Le développement de la puissance technologique de l’UE apparaît comme le deuxième volet de cette autonomie. La protection de l’industrie et du consommateur européens ainsi que le soutien apporté au développement des entreprises et de la recherche dans le domaine numérique sont indispensables. Cet aspect économique de l’autonomie stratégique de l’UE est aujourd’hui le plus développé ; il permet à l’UE de protéger son indépendance économique vis-à-vis des actuelles puissances numériques. Il doit continuer à être développé mais dans une perspective plus transversale en établissant une véritable politique européenne du numérique.

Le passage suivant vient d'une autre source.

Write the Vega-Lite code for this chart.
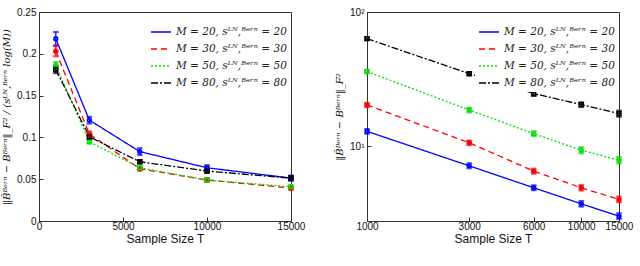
{
  "$schema": "https://vega.github.io/schema/vega-lite/v6.json",
  "padding": {"left": 1, "top": 6, "right": 2, "bottom": 0},
  "spacing": 28,
  "datasets": {
    "left": [
      {"series": "M = 20, sᴸᴺ,ᴮᵉʳⁿ = 20", "T": 1000, "v": 0.218, "lo": 0.210, "hi": 0.226},
      {"series": "M = 20, sᴸᴺ,ᴮᵉʳⁿ = 20", "T": 3000, "v": 0.1206, "lo": 0.1166, "hi": 0.1246},
      {"series": "M = 20, sᴸᴺ,ᴮᵉʳⁿ = 20", "T": 6000, "v": 0.083, "lo": 0.079, "hi": 0.087},
      {"series": "M = 20, sᴸᴺ,ᴮᵉʳⁿ = 20", "T": 10000, "v": 0.0637, "lo": 0.0607, "hi": 0.0667},
      {"series": "M = 20, sᴸᴺ,ᴮᵉʳⁿ = 20", "T": 15000, "v": 0.0513, "lo": 0.0483, "hi": 0.0543},
      {"series": "M = 30, sᴸᴺ,ᴮᵉʳⁿ = 30", "T": 1000, "v": 0.203, "lo": 0.197, "hi": 0.209},
      {"series": "M = 30, sᴸᴺ,ᴮᵉʳⁿ = 30", "T": 3000, "v": 0.104, "lo": 0.101, "hi": 0.107},
      {"series": "M = 30, sᴸᴺ,ᴮᵉʳⁿ = 30", "T": 6000, "v": 0.0625, "lo": 0.0605, "hi": 0.0645},
      {"series": "M = 30, sᴸᴺ,ᴮᵉʳⁿ = 30", "T": 10000, "v": 0.049, "lo": 0.047, "hi": 0.051},
      {"series": "M = 30, sᴸᴺ,ᴮᵉʳⁿ = 30", "T": 15000, "v": 0.0394, "lo": 0.0374, "hi": 0.0414},
      {"series": "M = 50, sᴸᴺ,ᴮᵉʳⁿ = 50", "T": 1000, "v": 0.186, "lo": 0.182, "hi": 0.190},
      {"series": "M = 50, sᴸᴺ,ᴮᵉʳⁿ = 50", "T": 3000, "v": 0.0947, "lo": 0.0927, "hi": 0.0967},
      {"series": "M = 50, sᴸᴺ,ᴮᵉʳⁿ = 50", "T": 6000, "v": 0.0637, "lo": 0.0617, "hi": 0.0657},
      {"series": "M = 50, sᴸᴺ,ᴮᵉʳⁿ = 50", "T": 10000, "v": 0.049, "lo": 0.047, "hi": 0.051},
      {"series": "M = 50, sᴸᴺ,ᴮᵉʳⁿ = 50", "T": 15000, "v": 0.041, "lo": 0.039, "hi": 0.043},
      {"series": "M = 80, sᴸᴺ,ᴮᵉʳⁿ = 80", "T": 1000, "v": 0.181, "lo": 0.177, "hi": 0.185},
      {"series": "M = 80, sᴸᴺ,ᴮᵉʳⁿ = 80", "T": 3000, "v": 0.1007, "lo": 0.0977, "hi": 0.1037},
      {"series": "M = 80, sᴸᴺ,ᴮᵉʳⁿ = 80", "T": 6000, "v": 0.0709, "lo": 0.0689, "hi": 0.0729},
      {"series": "M = 80, sᴸᴺ,ᴮᵉʳⁿ = 80", "T": 10000, "v": 0.0597, "lo": 0.0577, "hi": 0.0617},
      {"series": "M = 80, sᴸᴺ,ᴮᵉʳⁿ = 80", "T": 15000, "v": 0.0513, "lo": 0.0488, "hi": 0.0538}
    ],
    "right": [
      {"series": "M = 20, sᴸᴺ,ᴮᵉʳⁿ = 20", "T": 1000, "v": 12.9, "lo": 12.4, "hi": 13.4},
      {"series": "M = 20, sᴸᴺ,ᴮᵉʳⁿ = 20", "T": 3000, "v": 7.14, "lo": 6.85, "hi": 7.45},
      {"series": "M = 20, sᴸᴺ,ᴮᵉʳⁿ = 20", "T": 6000, "v": 4.9, "lo": 4.7, "hi": 5.1},
      {"series": "M = 20, sᴸᴺ,ᴮᵉʳⁿ = 20", "T": 10000, "v": 3.72, "lo": 3.55, "hi": 3.9},
      {"series": "M = 20, sᴸᴺ,ᴮᵉʳⁿ = 20", "T": 15000, "v": 3.01, "lo": 2.87, "hi": 3.16},
      {"series": "M = 30, sᴸᴺ,ᴮᵉʳⁿ = 30", "T": 1000, "v": 20.3, "lo": 19.6, "hi": 21.0},
      {"series": "M = 30, sᴸᴺ,ᴮᵉʳⁿ = 30", "T": 3000, "v": 10.6, "lo": 10.2, "hi": 11.0},
      {"series": "M = 30, sᴸᴺ,ᴮᵉʳⁿ = 30", "T": 6000, "v": 6.52, "lo": 6.25, "hi": 6.8},
      {"series": "M = 30, sᴸᴺ,ᴮᵉʳⁿ = 30", "T": 10000, "v": 4.9, "lo": 4.68, "hi": 5.12},
      {"series": "M = 30, sᴸᴺ,ᴮᵉʳⁿ = 30", "T": 15000, "v": 4.01, "lo": 3.82, "hi": 4.21},
      {"series": "M = 50, sᴸᴺ,ᴮᵉʳⁿ = 50", "T": 1000, "v": 36.0, "lo": 34.9, "hi": 37.1},
      {"series": "M = 50, sᴸᴺ,ᴮᵉʳⁿ = 50", "T": 3000, "v": 18.6, "lo": 17.9, "hi": 19.3},
      {"series": "M = 50, sᴸᴺ,ᴮᵉʳⁿ = 50", "T": 6000, "v": 12.4, "lo": 11.9, "hi": 12.9},
      {"series": "M = 50, sᴸᴺ,ᴮᵉʳⁿ = 50", "T": 10000, "v": 9.33, "lo": 8.85, "hi": 9.8},
      {"series": "M = 50, sᴸᴺ,ᴮᵉʳⁿ = 50", "T": 15000, "v": 7.87, "lo": 7.45, "hi": 8.3},
      {"series": "M = 80, sᴸᴺ,ᴮᵉʳⁿ = 80", "T": 1000, "v": 63.3, "lo": 61.8, "hi": 64.8},
      {"series": "M = 80, sᴸᴺ,ᴮᵉʳⁿ = 80", "T": 3000, "v": 34.7, "lo": 33.7, "hi": 35.7},
      {"series": "M = 80, sᴸᴺ,ᴮᵉʳⁿ = 80", "T": 6000, "v": 24.7, "lo": 23.7, "hi": 25.7},
      {"series": "M = 80, sᴸᴺ,ᴮᵉʳⁿ = 80", "T": 10000, "v": 20.4, "lo": 19.6, "hi": 21.2},
      {"series": "M = 80, sᴸᴺ,ᴮᵉʳⁿ = 80", "T": 15000, "v": 17.5, "lo": 16.6, "hi": 18.4}
    ]
  },
  "resolve": {"scale": {"color": "independent", "stroke": "independent", "strokeDash": "independent", "shape": "independent"}, "legend": {"color": "independent", "strokeDash": "independent"}},
  "hconcat": [
    {
      "width": 252,
      "height": 209,
      "data": {"name": "left"},
      "encoding": {
        "x": {"field": "T", "type": "quantitative", "scale": {"domain": [0, 15000], "nice": false},
              "axis": {"values": [0, 5000, 10000, 15000], "format": "d", "title": "Sample Size T"}}
      },
      "layer": [
        {"mark": {"type": "line", "strokeWidth": 1.3},
         "encoding": {"y": {"field": "v", "type": "quantitative", "scale": {"domain": [0, 0.25], "nice": false},
                            "axis": {"values": [0, 0.05, 0.1, 0.15, 0.2, 0.25], "format": "~g",
                                     "title": "‖B̂ᴮᵉʳⁿ − Bᴮᵉʳⁿ‖_F² / (sᴸᴺ,ᴮᵉʳⁿ log(M))"}},
                      "color": {"field": "series", "type": "nominal",
                                "scale": {"range": ["#0000ff", "#ff0000", "#00e000", "#000000"]},
                                "legend": {"orient": "none", "legendX": 108, "legendY": 6, "title": null}},
                      "strokeDash": {"field": "series", "type": "nominal",
                                     "scale": {"range": [[1, 0], [6, 4], [2, 2], [7, 2, 2, 2]]},
                                     "legend": {"orient": "none", "legendX": 108, "legendY": 6, "title": null}}}},
        {"mark": {"type": "errorbar", "ticks": {"size": 5}, "thickness": 1.2},
         "encoding": {"y": {"field": "lo", "type": "quantitative", "title": "‖B̂ᴮᵉʳⁿ − Bᴮᵉʳⁿ‖_F² / (sᴸᴺ,ᴮᵉʳⁿ log(M))"}, "y2": {"field": "hi"},
                      "stroke": {"field": "series", "type": "nominal", "legend": null,
                                 "scale": {"range": ["#0000ff", "#ff0000", "#00e000", "#000000"]}}}},
        {"mark": {"type": "point", "filled": false, "size": 14, "strokeWidth": 1.6, "opacity": 1},
         "encoding": {"y": {"field": "v", "type": "quantitative", "title": "‖B̂ᴮᵉʳⁿ − Bᴮᵉʳⁿ‖_F² / (sᴸᴺ,ᴮᵉʳⁿ log(M))"},
                      "stroke": {"field": "series", "type": "nominal", "legend": null,
                                 "scale": {"range": ["#0000ff", "#ff0000", "#00e000", "#000000"]}},
                      "shape": {"field": "series", "type": "nominal", "legend": null,
                                "scale": {"range": ["circle", "cross", "circle", "square"]}}}}
      ]
    },
    {
      "width": 252,
      "height": 209,
      "data": {"name": "right"},
      "encoding": {
        "x": {"field": "T", "type": "quantitative", "scale": {"type": "log", "domain": [1000, 15000], "nice": false},
              "axis": {"values": [1000, 3000, 6000, 10000, 15000], "format": "d", "title": "Sample Size T"}}
      },
      "layer": [
        {"mark": {"type": "line", "strokeWidth": 1.3},
         "encoding": {"y": {"field": "v", "type": "quantitative", "scale": {"type": "log", "domain": [2.77, 100], "nice": false},
                            "axis": {"values": [10, 100], "labelExpr": "datum.value == 100 ? '10²' : '10¹'",
                                     "title": "‖B̂ᴮᵉʳⁿ − Bᴮᵉʳⁿ‖_F²"}},
                      "color": {"field": "series", "type": "nominal",
                                "scale": {"range": ["#0000ff", "#ff0000", "#00e000", "#000000"]},
                                "legend": {"orient": "none", "legendX": 108, "legendY": 6, "title": null}},
                      "strokeDash": {"field": "series", "type": "nominal",
                                     "scale": {"range": [[1, 0], [6, 4], [2, 2], [7, 2, 2, 2]]},
                                     "legend": {"orient": "none", "legendX": 108, "legendY": 6, "title": null}}}},
        {"mark": {"type": "errorbar", "ticks": {"size": 5}, "thickness": 1.2},
         "encoding": {"y": {"field": "lo", "type": "quantitative", "title": "‖B̂ᴮᵉʳⁿ − Bᴮᵉʳⁿ‖_F²"}, "y2": {"field": "hi"},
                      "stroke": {"field": "series", "type": "nominal", "legend": null,
                                 "scale": {"range": ["#0000ff", "#ff0000", "#00e000", "#000000"]}}}},
        {"mark": {"type": "point", "filled": false, "size": 14, "strokeWidth": 1.6, "opacity": 1},
         "encoding": {"y": {"field": "v", "type": "quantitative", "title": "‖B̂ᴮᵉʳⁿ − Bᴮᵉʳⁿ‖_F²"},
                      "stroke": {"field": "series", "type": "nominal", "legend": null,
                                 "scale": {"range": ["#0000ff", "#ff0000", "#00e000", "#000000"]}},
                      "shape": {"field": "series", "type": "nominal", "legend": null,
                                "scale": {"range": ["circle", "cross", "circle", "square"]}}}}
      ]
    }
  ],
  "config": {
    "view": {"stroke": "#333333", "strokeWidth": 1},
    "axis": {"grid": false, "domainColor": "#333333", "tickColor": "#333333", "tickSize": -4,
             "labelFont": "Liberation Sans", "labelFontSize": 10, "labelColor": "#111111", "labelPadding": 4,
             "labelFlush": false, "labelOverlap": false,
             "titleFont": "Liberation Sans", "titleFontSize": 12, "titleFontWeight": "normal", "titleColor": "#111111", "titlePadding": 2},
    "axisY": {"titleFont": "DejaVu Serif", "titleFontSize": 10, "titleFontStyle": "italic", "titlePadding": 5, "labelPadding": 7},
    "legend": {"symbolType": "stroke", "symbolSize": 400, "symbolStrokeWidth": 1.5, "labelFont": "DejaVu Serif",
               "labelFontStyle": "italic", "labelFontSize": 10.5, "labelColor": "#222222", "rowPadding": 0,
               "fillColor": "white", "padding": 3, "labelLimit": 300}
  }
}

Des efforts restent cependant à produire en matière de cyberdéfense, troisième domaine de l’autonomie numérique stratégique. L’UE a surtout développé des mesures de cybersécurité dans la perspective du e-commerce. Quelques éléments de cybersécurité en dehors de ce champ ont toutefois vu le jour : l’adoption de la directive sur la sécurité des réseaux et des systèmes d’information (Directive NIS (UE) 2016/1148), la création en 2004 d’une agence ENISA dont le mandat prendra fin en juin 2020 pour se voir attribuer un mandat permanent au centre du dispositif de certification prévu par le projet de règlement sur la cybersécurité de 2018, enfin la mise en place d’une équipe CERT-UE pour réagir aux cyberattaques visant les institutions et agences de l’UE. La cyberdéfense reste toutefois essentiellement l’apanage des Etats alors qu’une réponse aux cyberattaques ne peut être uniquement nationale et devrait être a minima coordonnée à l’échelle européenne.

L’autonomie stratégique de l’UE en matière numérique ne sera pleinement opérationnelle que si elle est complète dans ces différents domaines. L’élaboration d’un cadre normatif est en cours mais doit encore être développé.